Prinsip yang dipegang oleh Syaikhona Muhammad Kholil terhadap penerapan antara dua sisi yaitu bertasawuf dan berfiqih menunjukkan bahwa cara berfikirnya beliau itu moderat (tengah-tengah). Bukti nyata kemoderatan Syaikhona Muhammad Kholil dalam kehidupan sehari-harinya sama sekali tidak pernah melakukan judgment (penghakiman) terhadap orang yang menjalankan praktik tasawuf dan fiqih dengan catatan tidak terlalu menyimpang dengan al-Quran dan as-Sunnah. Syaikhona Muhammad Kholil Bangkalan selalu mengajarkan kepada para santrinya untuk selalu bertamssuk (berpegangan) pada ajaran Ahlussunnah wal Jamaah sebagai kerangka konsep berfikir dalam menghadapi suatu permasalahan umat.
Syaikhona Muhammad Kholil juga mengajarkan nilai-nilai sosial di tengah masyarakat dan pesantren sebagai pemantapan akidah keyakinan (akidah) agar tidak terjerumus terhadap keyakinan yang salah dalam menghadapi tantangan hidup di masyarakat. Sebagai penganut Ahlussunnah wal Jamaah, beliau juga selalu mengacu pada kitab-kitab bermadzhab Syafiiyah dalam memutuskan sebuah hukum atau permasalahan dalam kehidupan masyarakat. Dengan mengembangkan pengertian Ahlussunnah wal Jamaah ini, Syaikhona Muhammad Kholil Bangkalan dan ulama NU lainnya, menempatkan kalam, fiqih, dan tasawuf sebagai disiplin keilmuan yang saling mendukung satu sama lain.
Dalam dunia pesantren, Syaikhona Muhammad Kholil Bangkalan dikenal sebagai ulama yang mengembangkan ajaran fiqih sufistik. Sebagai salah satu karakteristik pesantren untuk menjawab segala permasalahan umat. Fiqih sufistik mencerminkan sebuah model baru dalam menjelaskan permasalahan umat yang tidak hanya dipandang dari segi halal-haramnya, melainkan harus lebih memahami hikmah dibalik terjadinya peristiwa yang menimpa kehidupan manusia.
Dalam dunia sufistik, pengalaman keagamaan merupakan sebuah petualangan atau pencarian yang bersifat esoteris, sementara nuansa fikih adalah penerapan sebuah hukum yang bersifat eksoteris. Meskipun keduanya berbeda dari segi metode dan pendekatan, namun sesungguhnya memiliki relevansi yang signifikan dalam mendorong umat Islam untuk tidak terjebak dengan sikap ekstrimis. Tradisi intelektual-spiritual yang melekat dalam diri Syaikhona Muhammad Kholil Bangkalan harus diakui banyak dipengaruhi dengan pergumulannya dengan dunia pesantren.

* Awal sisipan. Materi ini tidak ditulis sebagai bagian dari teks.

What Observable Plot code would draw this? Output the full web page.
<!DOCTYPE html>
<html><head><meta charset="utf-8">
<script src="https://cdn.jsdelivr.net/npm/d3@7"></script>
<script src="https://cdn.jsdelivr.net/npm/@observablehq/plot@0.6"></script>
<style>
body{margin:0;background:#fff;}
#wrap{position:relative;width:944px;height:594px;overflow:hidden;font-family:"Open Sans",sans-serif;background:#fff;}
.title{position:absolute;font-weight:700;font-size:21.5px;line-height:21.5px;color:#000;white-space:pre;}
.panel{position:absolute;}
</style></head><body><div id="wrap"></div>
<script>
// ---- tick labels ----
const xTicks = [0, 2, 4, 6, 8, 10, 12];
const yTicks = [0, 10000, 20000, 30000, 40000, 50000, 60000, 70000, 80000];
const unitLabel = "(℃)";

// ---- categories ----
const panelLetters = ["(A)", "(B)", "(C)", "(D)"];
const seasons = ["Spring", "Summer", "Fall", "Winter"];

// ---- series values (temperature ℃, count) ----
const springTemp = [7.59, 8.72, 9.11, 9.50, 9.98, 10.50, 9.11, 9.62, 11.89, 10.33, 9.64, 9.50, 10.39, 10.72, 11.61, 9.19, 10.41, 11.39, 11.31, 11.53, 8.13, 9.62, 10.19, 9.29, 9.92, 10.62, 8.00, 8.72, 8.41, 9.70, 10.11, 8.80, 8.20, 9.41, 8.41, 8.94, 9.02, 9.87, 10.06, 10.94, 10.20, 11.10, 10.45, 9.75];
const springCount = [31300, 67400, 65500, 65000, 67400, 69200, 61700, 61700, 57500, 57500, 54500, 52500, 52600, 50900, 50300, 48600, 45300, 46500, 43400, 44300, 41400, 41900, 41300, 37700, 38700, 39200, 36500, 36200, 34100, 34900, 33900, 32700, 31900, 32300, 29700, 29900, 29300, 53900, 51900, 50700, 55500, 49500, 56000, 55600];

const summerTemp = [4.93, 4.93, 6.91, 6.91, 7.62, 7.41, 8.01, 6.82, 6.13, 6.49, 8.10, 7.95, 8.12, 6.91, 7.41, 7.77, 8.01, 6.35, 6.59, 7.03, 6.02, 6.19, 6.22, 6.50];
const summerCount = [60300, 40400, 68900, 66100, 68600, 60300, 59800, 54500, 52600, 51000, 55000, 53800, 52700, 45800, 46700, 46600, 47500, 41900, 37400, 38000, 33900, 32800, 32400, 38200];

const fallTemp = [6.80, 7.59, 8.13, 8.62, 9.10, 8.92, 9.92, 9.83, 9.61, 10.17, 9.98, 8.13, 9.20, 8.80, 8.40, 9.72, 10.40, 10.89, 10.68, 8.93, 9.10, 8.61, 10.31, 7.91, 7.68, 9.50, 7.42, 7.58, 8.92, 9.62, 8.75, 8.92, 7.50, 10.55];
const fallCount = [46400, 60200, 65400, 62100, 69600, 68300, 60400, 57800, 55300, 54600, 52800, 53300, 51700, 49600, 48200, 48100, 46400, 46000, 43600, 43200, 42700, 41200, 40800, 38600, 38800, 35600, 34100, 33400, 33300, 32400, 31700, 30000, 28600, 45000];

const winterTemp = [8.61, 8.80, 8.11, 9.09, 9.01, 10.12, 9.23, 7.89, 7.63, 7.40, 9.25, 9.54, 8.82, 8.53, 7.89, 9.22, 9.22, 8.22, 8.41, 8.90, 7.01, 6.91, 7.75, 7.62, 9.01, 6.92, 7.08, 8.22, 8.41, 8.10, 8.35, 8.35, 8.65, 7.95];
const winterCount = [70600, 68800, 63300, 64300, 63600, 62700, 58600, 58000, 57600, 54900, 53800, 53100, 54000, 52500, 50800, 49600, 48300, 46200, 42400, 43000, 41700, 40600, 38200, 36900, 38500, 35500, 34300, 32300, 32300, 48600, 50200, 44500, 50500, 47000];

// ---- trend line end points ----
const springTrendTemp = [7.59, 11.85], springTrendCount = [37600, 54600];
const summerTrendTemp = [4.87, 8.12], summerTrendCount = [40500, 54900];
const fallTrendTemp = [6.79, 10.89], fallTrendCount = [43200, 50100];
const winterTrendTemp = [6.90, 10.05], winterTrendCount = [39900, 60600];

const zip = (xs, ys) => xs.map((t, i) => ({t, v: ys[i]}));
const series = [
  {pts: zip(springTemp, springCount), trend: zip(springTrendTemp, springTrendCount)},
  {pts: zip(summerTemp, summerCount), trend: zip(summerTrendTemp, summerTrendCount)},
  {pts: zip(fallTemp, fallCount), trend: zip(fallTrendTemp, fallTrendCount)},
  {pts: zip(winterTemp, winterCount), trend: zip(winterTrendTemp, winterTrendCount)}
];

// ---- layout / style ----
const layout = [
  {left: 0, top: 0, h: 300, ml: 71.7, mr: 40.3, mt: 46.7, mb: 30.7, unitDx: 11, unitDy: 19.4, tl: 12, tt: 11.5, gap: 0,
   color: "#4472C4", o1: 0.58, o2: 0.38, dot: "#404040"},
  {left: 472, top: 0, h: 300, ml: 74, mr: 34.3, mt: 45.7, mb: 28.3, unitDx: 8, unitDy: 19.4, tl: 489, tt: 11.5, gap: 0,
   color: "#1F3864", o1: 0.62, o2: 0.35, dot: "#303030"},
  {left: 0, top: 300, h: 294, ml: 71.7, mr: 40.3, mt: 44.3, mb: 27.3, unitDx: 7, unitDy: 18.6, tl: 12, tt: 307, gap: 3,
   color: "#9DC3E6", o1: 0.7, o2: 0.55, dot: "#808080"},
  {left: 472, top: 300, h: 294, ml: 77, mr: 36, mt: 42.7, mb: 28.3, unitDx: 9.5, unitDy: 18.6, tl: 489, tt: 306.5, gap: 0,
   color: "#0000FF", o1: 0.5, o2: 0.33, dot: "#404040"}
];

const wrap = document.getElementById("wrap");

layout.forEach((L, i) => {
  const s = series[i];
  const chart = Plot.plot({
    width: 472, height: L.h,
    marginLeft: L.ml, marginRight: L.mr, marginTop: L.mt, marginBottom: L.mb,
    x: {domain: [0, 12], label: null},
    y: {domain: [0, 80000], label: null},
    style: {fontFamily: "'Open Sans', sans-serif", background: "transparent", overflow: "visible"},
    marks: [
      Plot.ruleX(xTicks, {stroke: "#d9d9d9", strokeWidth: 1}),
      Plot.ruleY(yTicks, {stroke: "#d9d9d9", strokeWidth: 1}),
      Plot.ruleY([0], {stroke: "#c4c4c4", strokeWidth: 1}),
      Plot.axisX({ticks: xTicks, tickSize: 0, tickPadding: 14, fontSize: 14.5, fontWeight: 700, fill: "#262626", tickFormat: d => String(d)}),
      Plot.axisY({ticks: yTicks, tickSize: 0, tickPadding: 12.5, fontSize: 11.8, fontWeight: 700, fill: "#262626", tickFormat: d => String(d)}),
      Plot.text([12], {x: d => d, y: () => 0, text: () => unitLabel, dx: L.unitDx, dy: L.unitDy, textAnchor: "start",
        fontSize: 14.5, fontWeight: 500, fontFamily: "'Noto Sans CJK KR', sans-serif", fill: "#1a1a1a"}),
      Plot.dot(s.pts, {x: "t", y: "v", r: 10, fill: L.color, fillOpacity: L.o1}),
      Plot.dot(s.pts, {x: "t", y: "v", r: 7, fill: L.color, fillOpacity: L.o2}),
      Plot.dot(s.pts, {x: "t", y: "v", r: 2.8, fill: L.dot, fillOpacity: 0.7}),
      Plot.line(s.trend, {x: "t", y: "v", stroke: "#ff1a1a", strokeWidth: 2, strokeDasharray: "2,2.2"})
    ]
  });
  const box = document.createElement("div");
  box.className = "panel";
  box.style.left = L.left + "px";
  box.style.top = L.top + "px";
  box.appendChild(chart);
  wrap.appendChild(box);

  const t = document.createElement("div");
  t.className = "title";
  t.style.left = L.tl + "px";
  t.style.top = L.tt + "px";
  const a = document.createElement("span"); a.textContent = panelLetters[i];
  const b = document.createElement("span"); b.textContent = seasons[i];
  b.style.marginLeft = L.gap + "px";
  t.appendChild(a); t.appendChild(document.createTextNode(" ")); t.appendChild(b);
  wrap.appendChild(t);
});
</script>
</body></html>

Meskipun Syaikhona Muhammad Kholil sangat memegang teguh ketentuan syariat yang terdapat dalam fiqih, namun beliau sama sekali tidak lantas menghujat dunia tarekat sebagai ancaman bagi kaum syariat. Justru, Syaikhona Muhammad Kholil Bangkalan memiliki pandangan yang sangat moderat dalam menyikapi permasalahan yang pernah terjadi antara kaum syariat dengan kaum sufi.
Gagasan Syaikhona Muhammad Kholil Bangkalan dalam mengkompromikan ilmu fiqih dan tarekat merupakan sebuah terobosan yang luar biasa yang mencerminkan sikap moderat dalam menyikapi dua disiplin ilmu yang pernah terjadi resistensi. Beliau melarang kepada murid-muridnya untuk tidak terjebak dengan praktik keagamaan yang terlalu ekstrim, baik lahir maupun batin. Sikap berlebihan terhadap fiqih tidak akan menyelesaikan masalah karena semuanya harus diukur dengan hitam-fikih, kaku, dan formalistik. Demikian juga menentang berlebihan dalam memasuki dunia tasawuf tanpa mempertimbangkan fikih, akan mengantarkan manusia pada jurang kesesatan.